15Cet excès, nous en avons déjà rencontré une première manifestation à l’occasion de l’étude de la division des activités chez Smith et Ferguson. La division est la forme naturelle d’une coopération dont l’effet heureux est de produire un résultat qui excède largement ce qui aurait été fabriqué par les mêmes individus en situation d’isolement. Nous le rencontrerons, à propos de Hume cette fois, lorsqu’il s’agira de comprendre comment juger du caractère juste ou injuste d’une conduite individuelle : il faudra adopter le point de vue de « l’ordre de la société », ou encore, le point de vue du « schème ».
16C’est précisément cet excès et, plus largement le genre de ces excès, qui demande à être identifié et qualifié désormais, c’est-à-dire observé.

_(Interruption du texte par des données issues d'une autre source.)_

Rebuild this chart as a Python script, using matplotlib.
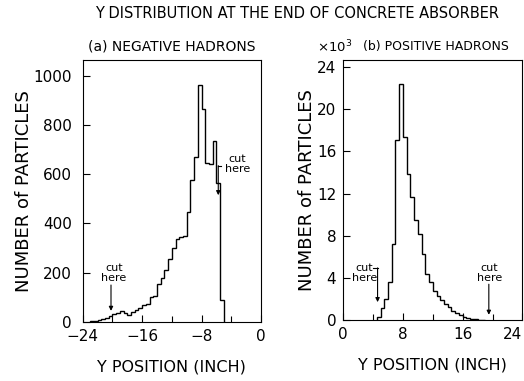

Cependant, une telle observation suppose un ensemble de conditions qui portent toujours sur la manière de se placer à distance face à l’objet contemplé. Ce sont ces conditions qu’il faudra tenter de délimiter pour mieux comprendre ce qu’on pourra désigner comme « point de vue de la société ».
17C’est dans ce cadre précis que l’on reviendra au problème de la « main invisible » (chapitre 4 : « L’écueil de l’identification à Dieu »). La littérature sur cette question est vaste, et il n’est pas question de la reprendre in extenso. Le point est un peu différent et il convient de le décliner depuis le plan épistémologique et méthodologique ici retenu.
18Que désignent les occurrences de la main invisible et quelle en est la fonction rhétorique et argumentative ? Que dit-elle de l’objet qu’il s’agit de délimiter et de la manière dont il convient de l’observer ? Dans cette perspective, on proposera de revenir sur deux sortes d’occurrences : la première est portée par La fable des abeilles et désigne, même si l’expression n’est pas mobilisée, l’inversion célèbre des « vices privés » et du « bien public » ; la seconde renvoie au corpus smithien.
19J’entends situer ce problème par rapport à la question qui est mienne et montrer que la métaphore désigne un locus qui résiste au regard de celui qui observe et qui, tout en même temps, manifeste quelque chose comme la consistance et la compacité de ce qui se donne à voir.
20Cette compacité n’est pas immédiatement intelligible et elle impose à l’observateur d’expliciter ce qui est nécessaire à son déchiffrement, à savoir un changement de point de vue d’observation, un déplacement du regard ; autrement dit, l’amorce d’un autre mouvement d’« extraction » du sujet contemplant la société comme ce qui lui devient, en un premier temps, étranger, c’est-à-dire extérieur.
Notes de bas de page
1 Pour une synthèse et une présentation analytique de cet aspect de la philosophie morale de Smith, voir Raphael (1971, notamment sur la théorie du spectateur, p. 27 et suiv. ; sur la vertu d’impartialité, p. 32 et suiv., etc.). Pour une généalogie plus systématique et plus large du problème de la subjectivité à l’époque moderne, se reporter à Thiel (2011, p. 35 et suiv. ; sur Locke, p. 97 et suiv., et sur Hume, p. 383 et suiv.).
2 Je rappelle que cette dépendance anthropologique est posée dès la première proposition de la TSM et déjà commentée (TSM, I, i, p. 23).